* **What the task asks**: Without the pictures, please reproduce only the lines from the one with "What matplotlib code" through the one with "angles = np.round(np.arange(321)", both included.

* **Provided information**:
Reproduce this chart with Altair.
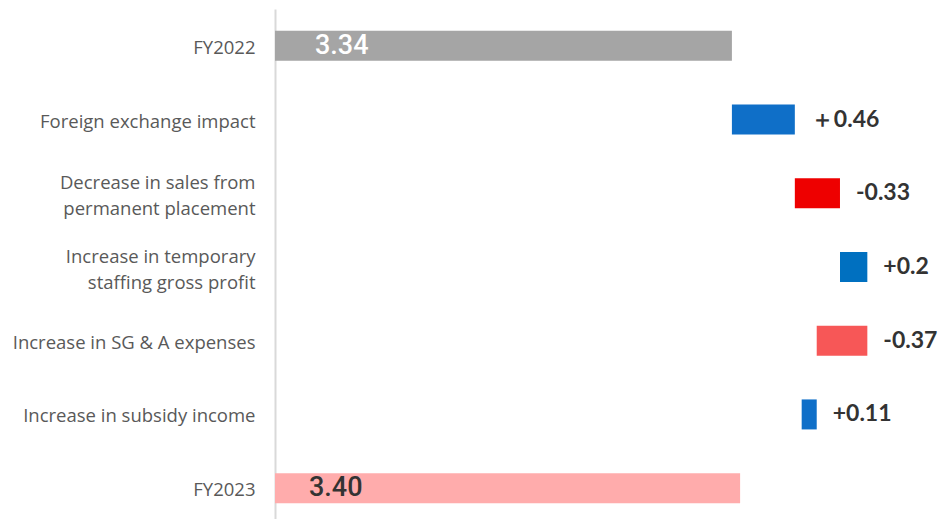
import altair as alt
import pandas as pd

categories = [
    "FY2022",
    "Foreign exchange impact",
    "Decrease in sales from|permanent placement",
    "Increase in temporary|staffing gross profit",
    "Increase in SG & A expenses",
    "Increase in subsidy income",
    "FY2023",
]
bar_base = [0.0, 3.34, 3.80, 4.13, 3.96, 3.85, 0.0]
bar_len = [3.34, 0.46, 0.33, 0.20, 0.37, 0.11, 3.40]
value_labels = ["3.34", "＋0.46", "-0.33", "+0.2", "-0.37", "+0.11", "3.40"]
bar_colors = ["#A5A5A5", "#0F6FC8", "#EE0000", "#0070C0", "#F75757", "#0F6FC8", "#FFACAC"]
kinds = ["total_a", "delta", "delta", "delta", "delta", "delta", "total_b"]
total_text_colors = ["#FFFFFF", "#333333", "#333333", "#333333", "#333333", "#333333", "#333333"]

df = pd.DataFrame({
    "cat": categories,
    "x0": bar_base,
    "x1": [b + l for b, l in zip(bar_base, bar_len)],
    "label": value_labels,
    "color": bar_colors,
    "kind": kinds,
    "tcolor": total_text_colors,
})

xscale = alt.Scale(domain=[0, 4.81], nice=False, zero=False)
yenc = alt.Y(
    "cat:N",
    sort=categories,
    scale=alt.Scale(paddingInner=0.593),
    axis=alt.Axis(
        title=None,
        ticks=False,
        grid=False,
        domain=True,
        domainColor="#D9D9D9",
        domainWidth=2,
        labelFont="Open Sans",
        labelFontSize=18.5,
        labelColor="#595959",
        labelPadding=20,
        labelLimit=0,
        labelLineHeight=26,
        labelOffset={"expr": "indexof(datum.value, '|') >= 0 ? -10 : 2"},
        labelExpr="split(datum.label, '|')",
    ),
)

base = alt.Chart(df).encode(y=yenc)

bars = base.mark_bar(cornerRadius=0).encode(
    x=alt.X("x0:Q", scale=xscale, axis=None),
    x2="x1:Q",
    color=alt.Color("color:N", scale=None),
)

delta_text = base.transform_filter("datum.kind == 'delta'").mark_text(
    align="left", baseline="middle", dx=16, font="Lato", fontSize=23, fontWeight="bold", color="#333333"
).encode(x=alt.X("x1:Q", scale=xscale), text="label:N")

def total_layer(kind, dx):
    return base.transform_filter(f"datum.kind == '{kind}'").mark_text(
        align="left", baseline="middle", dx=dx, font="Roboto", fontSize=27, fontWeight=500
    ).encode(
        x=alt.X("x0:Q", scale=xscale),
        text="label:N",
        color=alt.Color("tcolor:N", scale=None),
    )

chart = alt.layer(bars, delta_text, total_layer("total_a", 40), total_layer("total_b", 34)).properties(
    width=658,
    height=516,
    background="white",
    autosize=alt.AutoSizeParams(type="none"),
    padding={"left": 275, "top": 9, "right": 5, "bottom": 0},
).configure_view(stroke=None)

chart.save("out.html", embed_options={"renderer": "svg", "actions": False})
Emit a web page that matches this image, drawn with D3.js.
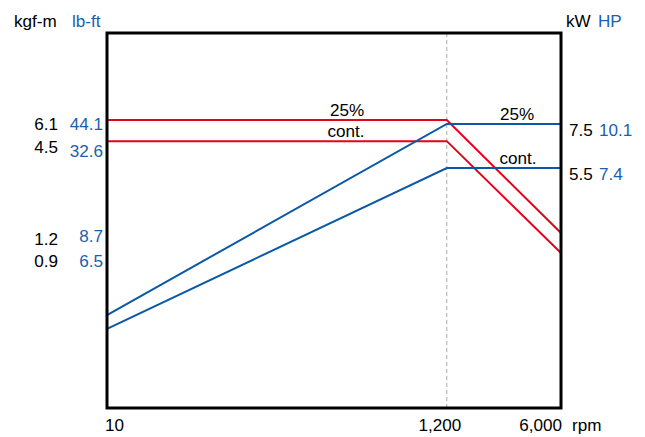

==

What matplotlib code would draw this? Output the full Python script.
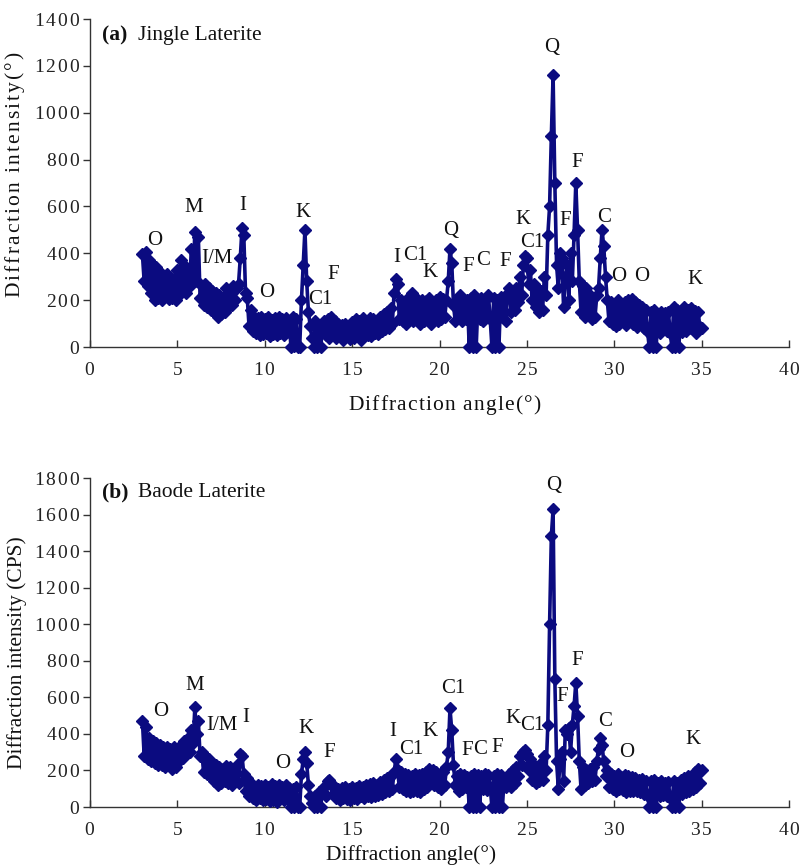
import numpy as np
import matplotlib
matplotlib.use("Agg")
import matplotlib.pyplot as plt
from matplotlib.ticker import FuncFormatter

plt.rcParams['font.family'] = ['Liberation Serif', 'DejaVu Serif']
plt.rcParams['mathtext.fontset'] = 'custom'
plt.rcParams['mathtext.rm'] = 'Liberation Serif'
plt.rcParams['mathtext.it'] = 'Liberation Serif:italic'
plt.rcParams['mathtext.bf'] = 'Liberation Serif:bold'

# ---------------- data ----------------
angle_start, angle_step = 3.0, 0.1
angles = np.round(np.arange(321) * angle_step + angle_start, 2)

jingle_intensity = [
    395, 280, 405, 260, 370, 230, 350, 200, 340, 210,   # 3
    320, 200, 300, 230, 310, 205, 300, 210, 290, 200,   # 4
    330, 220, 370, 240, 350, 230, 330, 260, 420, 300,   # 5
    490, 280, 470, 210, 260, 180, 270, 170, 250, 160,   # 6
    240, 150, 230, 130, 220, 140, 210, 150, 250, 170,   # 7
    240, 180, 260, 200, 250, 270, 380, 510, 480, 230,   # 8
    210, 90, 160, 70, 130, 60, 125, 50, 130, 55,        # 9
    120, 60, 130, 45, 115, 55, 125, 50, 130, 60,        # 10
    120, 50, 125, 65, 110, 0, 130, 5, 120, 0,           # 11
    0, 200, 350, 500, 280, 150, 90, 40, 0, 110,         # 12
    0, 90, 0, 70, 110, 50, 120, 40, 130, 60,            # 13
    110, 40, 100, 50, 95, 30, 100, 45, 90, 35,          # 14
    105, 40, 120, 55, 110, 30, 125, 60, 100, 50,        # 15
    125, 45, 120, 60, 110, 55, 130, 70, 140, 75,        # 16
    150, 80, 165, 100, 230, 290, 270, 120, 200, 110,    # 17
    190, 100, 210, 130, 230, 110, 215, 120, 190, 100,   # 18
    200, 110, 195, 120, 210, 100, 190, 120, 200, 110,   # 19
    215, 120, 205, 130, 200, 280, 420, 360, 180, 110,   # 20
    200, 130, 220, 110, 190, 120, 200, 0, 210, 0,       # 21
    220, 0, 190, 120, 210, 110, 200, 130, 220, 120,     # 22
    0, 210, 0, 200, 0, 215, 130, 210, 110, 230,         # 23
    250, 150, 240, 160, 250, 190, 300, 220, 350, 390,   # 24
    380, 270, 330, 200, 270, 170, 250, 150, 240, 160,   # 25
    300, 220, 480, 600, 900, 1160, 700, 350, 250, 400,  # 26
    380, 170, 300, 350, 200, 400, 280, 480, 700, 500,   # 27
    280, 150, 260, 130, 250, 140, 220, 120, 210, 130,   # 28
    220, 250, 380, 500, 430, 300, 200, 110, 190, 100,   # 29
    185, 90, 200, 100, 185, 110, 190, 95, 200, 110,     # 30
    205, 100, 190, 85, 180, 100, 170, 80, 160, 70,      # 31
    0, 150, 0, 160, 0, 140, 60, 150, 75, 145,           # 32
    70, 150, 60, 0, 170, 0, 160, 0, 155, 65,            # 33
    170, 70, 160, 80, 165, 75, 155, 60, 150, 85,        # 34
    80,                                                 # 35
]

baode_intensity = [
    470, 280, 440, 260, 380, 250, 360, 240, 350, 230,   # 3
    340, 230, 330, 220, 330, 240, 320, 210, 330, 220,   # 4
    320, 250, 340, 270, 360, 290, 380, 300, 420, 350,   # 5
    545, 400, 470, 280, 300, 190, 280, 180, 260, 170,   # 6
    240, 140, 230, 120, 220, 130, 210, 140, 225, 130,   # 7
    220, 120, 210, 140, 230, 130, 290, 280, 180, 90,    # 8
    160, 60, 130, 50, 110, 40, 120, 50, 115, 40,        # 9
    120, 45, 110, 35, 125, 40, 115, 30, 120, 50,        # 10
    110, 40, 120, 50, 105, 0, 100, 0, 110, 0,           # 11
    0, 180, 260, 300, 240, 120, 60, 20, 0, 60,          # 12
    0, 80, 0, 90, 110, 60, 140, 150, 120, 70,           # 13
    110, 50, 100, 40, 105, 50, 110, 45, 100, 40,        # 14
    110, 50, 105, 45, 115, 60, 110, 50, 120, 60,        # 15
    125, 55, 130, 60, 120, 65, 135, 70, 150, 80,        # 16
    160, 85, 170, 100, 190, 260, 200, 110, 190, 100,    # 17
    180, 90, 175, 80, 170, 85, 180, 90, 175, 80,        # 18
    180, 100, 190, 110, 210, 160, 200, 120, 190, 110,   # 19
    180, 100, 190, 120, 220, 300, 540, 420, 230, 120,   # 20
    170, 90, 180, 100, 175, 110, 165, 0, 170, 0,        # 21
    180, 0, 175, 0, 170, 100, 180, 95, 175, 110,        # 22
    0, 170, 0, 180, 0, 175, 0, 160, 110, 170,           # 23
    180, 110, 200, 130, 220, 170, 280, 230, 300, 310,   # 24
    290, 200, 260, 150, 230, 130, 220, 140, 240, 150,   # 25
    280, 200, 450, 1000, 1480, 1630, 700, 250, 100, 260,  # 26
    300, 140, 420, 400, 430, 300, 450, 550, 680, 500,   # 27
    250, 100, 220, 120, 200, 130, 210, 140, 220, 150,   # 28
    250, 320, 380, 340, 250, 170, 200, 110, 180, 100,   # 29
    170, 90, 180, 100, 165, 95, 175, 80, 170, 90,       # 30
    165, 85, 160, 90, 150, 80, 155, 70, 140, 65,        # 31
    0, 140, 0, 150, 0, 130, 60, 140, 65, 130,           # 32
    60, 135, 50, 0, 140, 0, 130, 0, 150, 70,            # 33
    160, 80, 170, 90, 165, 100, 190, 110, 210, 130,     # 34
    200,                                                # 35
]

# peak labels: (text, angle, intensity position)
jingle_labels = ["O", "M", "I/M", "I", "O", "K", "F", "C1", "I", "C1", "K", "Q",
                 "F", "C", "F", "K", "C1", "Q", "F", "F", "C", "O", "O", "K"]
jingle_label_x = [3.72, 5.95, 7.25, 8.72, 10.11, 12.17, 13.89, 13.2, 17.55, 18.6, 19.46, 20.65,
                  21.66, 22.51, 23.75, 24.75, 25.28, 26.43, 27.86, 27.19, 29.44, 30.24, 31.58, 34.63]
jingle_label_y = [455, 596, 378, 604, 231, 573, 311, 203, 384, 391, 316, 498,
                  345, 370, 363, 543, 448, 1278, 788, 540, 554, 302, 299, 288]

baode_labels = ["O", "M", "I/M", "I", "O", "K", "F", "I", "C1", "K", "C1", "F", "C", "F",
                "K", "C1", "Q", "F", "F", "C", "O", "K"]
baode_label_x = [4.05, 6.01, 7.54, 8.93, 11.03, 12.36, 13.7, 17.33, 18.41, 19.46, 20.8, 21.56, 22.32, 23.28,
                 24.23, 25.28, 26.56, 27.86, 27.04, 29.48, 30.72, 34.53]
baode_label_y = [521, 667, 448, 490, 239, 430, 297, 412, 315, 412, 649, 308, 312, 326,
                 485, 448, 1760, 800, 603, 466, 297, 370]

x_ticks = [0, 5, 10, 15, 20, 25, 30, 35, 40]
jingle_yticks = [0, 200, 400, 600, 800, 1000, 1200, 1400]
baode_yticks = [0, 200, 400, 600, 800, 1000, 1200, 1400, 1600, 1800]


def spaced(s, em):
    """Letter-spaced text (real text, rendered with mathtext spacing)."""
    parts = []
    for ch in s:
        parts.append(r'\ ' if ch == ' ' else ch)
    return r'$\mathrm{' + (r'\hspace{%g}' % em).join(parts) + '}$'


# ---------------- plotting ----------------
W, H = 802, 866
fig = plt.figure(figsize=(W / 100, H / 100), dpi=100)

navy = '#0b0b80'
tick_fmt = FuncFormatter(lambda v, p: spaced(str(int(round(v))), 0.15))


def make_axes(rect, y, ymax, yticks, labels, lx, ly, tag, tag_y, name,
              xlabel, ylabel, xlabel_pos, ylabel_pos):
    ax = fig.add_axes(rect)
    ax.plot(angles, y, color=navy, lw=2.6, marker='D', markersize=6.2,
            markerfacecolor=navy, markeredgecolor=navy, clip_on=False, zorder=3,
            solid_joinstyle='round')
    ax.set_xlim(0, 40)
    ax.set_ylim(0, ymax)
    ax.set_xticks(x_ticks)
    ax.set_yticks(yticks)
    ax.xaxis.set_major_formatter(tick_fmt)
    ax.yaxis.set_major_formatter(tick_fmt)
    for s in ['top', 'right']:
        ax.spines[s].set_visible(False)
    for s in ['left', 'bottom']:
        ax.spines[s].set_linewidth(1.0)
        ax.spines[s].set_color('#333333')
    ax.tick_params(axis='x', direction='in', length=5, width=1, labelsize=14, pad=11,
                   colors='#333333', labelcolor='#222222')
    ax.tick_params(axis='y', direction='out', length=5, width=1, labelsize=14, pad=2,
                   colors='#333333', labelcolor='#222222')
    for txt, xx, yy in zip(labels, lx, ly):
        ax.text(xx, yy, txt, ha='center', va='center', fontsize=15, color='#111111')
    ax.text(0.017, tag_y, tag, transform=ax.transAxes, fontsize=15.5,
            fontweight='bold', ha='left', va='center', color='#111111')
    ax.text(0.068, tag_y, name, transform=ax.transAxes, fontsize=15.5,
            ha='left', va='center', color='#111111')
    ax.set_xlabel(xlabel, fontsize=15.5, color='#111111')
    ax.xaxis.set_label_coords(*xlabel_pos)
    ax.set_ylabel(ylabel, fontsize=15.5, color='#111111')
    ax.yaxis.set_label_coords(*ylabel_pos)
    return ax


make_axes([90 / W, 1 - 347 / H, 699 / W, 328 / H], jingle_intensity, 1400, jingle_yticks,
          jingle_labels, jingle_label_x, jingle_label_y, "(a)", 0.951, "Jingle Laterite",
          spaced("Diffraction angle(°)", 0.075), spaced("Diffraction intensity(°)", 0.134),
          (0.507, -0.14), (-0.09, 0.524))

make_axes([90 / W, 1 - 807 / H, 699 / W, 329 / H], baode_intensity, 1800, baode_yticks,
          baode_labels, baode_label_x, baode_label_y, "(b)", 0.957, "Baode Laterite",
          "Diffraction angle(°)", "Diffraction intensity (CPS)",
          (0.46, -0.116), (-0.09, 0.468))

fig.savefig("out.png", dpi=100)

...

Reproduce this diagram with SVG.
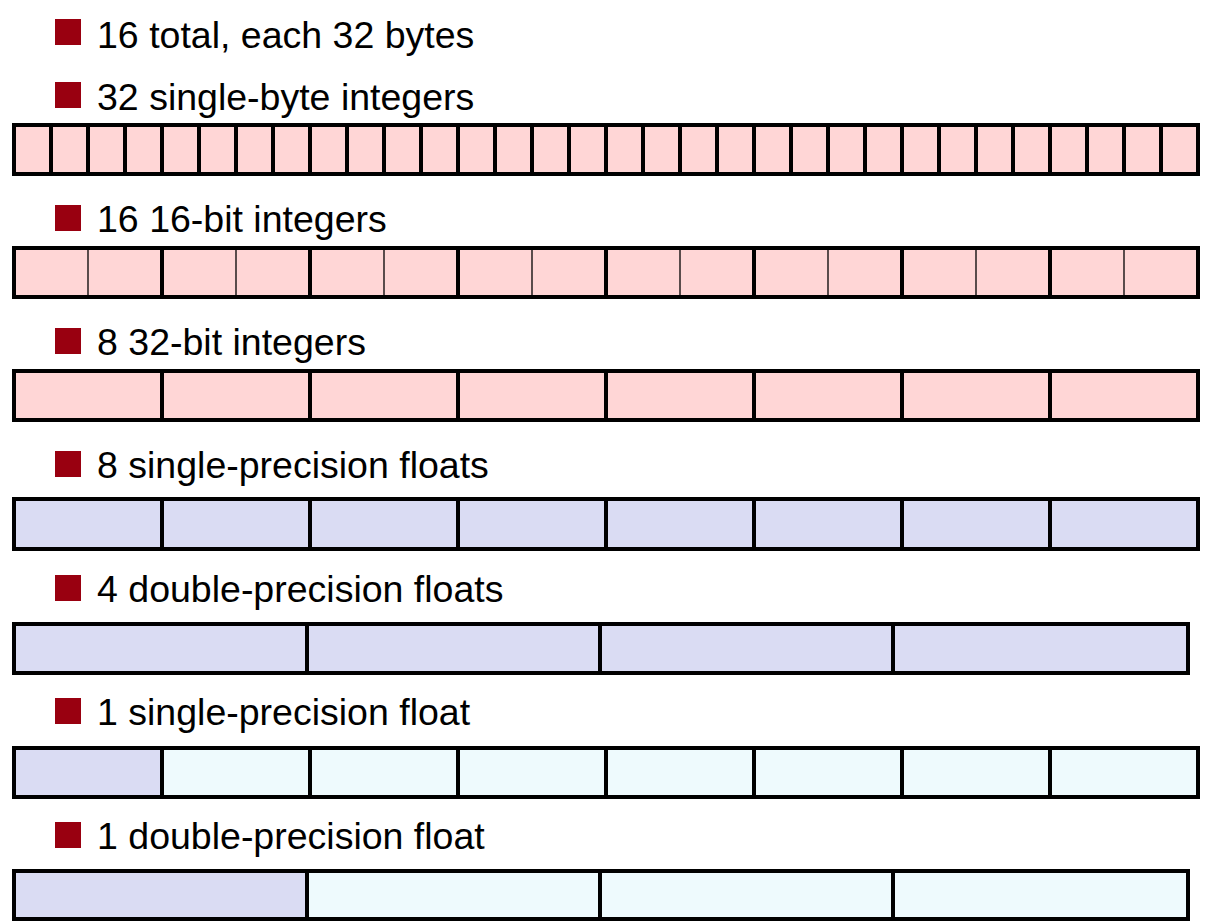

* **Task response**:
What matplotlib code would draw this? Output the full Python script.
import numpy as np
import matplotlib
matplotlib.use("Agg")
import matplotlib.pyplot as plt
from matplotlib.ticker import FuncFormatter

plt.rcParams['font.family'] = ['Liberation Serif', 'DejaVu Serif']
plt.rcParams['mathtext.fontset'] = 'custom'
plt.rcParams['mathtext.rm'] = 'Liberation Serif'
plt.rcParams['mathtext.it'] = 'Liberation Serif:italic'
plt.rcParams['mathtext.bf'] = 'Liberation Serif:bold'

# ---------------- data ----------------
angle_start, angle_step = 3.0, 0.1
angles = np.round(np.arange(321) * angle_step + angle_start, 2)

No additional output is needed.